To analyse the patient-nurse ratio and its association with health outcomes in public hospitals of the Andalusian Health Service (SAS).
Cross-sectional ecological study carried out in adult units of 26 Andalusian public hospitals. Data on structure (beds, type of unit, nursing control), management (average stay, index of use of stays, complexity index) and nursing staff were collected. They were extracted from official sources: CMBDA, SAS/Health Council (CS) publications and specific respondents to Nursing Directorates. The patient-nurse ratio was calculated and related to 19 indicators of hospital quality, safety, and mortality. Measures of central tendency and Spearman’s correlation coefficient were used for statistical analysis.
A response was obtained from 100% of the Andalusian hospitals. The average patient-nurse ratio in the three shifts was lower in hospitals with a broader portfolio of services-regional scope (11.6), followed by those with a medium portfolio-specialties (12.7) and hospitals with a basic portfolio-county (13.5). By type of unit, the medical units were 11.8 (SD = 1.8) lower than the surgical ones 13.5 (SD = 2.7). Significant differences were only found in medical units of regional hospitals 10.5 (SD = 1.4) and district hospitals 13.03 (SD = 1.46) (p = .001). In critical care, the ratio was greater than 2 patients per nurse in the three groups.
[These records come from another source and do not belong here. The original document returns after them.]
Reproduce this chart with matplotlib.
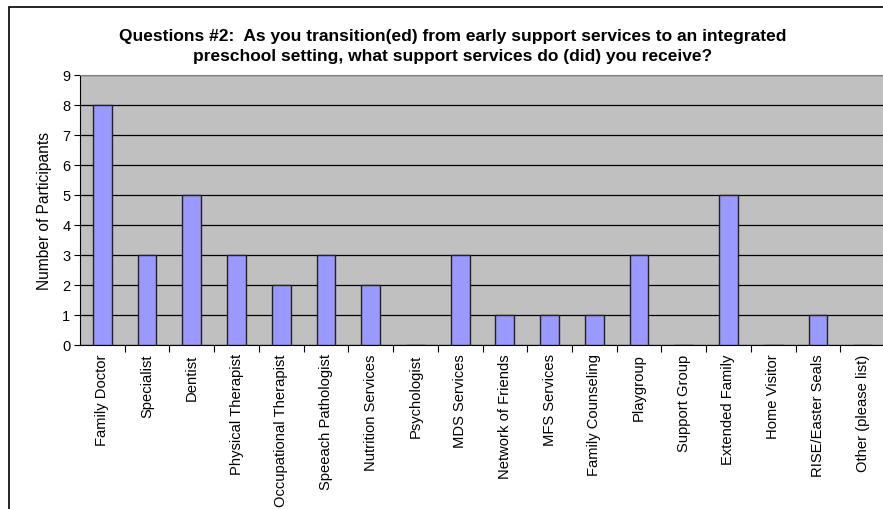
import matplotlib.pyplot as plt
from matplotlib.patches import Rectangle

categories = ["Family Doctor", "Specialist", "Dentist", "Physical Therapist",
              "Occupational Therapist", "Speeach Pathologist", "Nutrition Services",
              "Psychologist", "MDS Services", "Network of Friends", "MFS Services",
              "Family Counseling", "Playgroup", "Support Group", "Extended Family",
              "Home Visitor", "RISE/Easter Seals", "Other (please list)"]
counts = [8, 3, 5, 3, 2, 3, 2, 0, 3, 1, 1, 1, 3, 0, 5, 0, 1, 0]
yticks = list(range(0, 10))

plt.rcParams['font.family'] = ['Liberation Sans', 'DejaVu Sans']

W, H = 883, 510
fig = plt.figure(figsize=(W / 100, H / 100), dpi=100)

# outer chart border (right/bottom run off the picture)
fig.patches.append(Rectangle((9 / W, -0.1), 1.2, 1 - 8 / H + 0.1, transform=fig.transFigure,
                             fill=False, edgecolor='black', linewidth=1.2))

ax = fig.add_axes([80 / W, (H - 346) / H, 805 / W, 270 / H])
ax.set_facecolor('#C0C0C0')

x = list(range(len(categories)))
ax.bar(x, counts, width=0.42, color='#9999FF', edgecolor='#222222', linewidth=1.0, zorder=3)

ax.set_xlim(-0.5, len(categories) - 0.5)
ax.set_ylim(0, 9)
ax.set_yticks(yticks)
ax.tick_params(axis='y', direction='out', length=4, labelsize=10.5, pad=3)
ax.yaxis.grid(True, color='black', linewidth=0.9, zorder=1)
ax.set_axisbelow(True)

ax.set_xticks([i + 0.5 for i in range(len(categories) - 1)], minor=False)
ax.set_xticklabels([])
ax.set_xticks(x, minor=True)
ax.set_xticklabels(categories, minor=True, rotation=90, fontsize=10.6, va='top')
ax.tick_params(axis='x', which='major', direction='out', length=5)
ax.tick_params(axis='x', which='minor', length=0, pad=6)

for s in ['top', 'right']:
    ax.spines[s].set_color('#808080')
ax.spines['left'].set_color('black')
ax.spines['bottom'].set_color('black')

ax.set_ylabel("Number of Participants", fontsize=11.2, labelpad=7)

fig.text(453 / W, 1 - 46.5 / H,
         "Questions #2:  As you transition(ed) from early support services to an integrated\n"
         "preschool setting, what support services do (did) you receive?",
         ha='center', va='center', fontsize=12.5, fontweight='bold', linespacing=1.45)

fig.savefig("out.png", dpi=100)
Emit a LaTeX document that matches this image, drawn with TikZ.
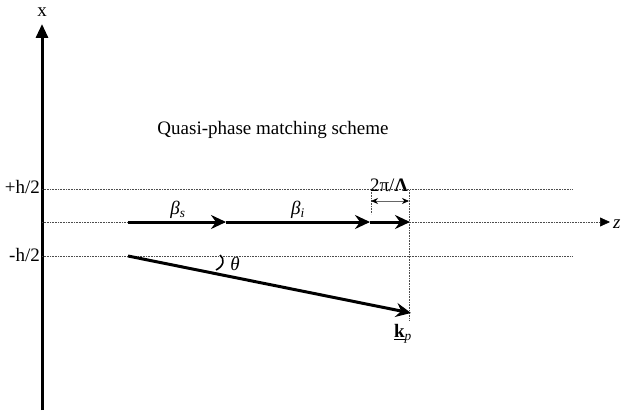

When relating the ratio to health outcomes, 5 significant associations were found: pressure ulcers (p = .005), prevalence of nosocomial infections (p = .036), postoperative sepsis (p = .022), zero bacteraemia verification (p = .045) and mortality from heart failure (p = .004).
The results indicate a high patient-nurse ratio in adult hospitalization units and that there is a positive association between the patient-nurse ratio and worse results related to nursing care.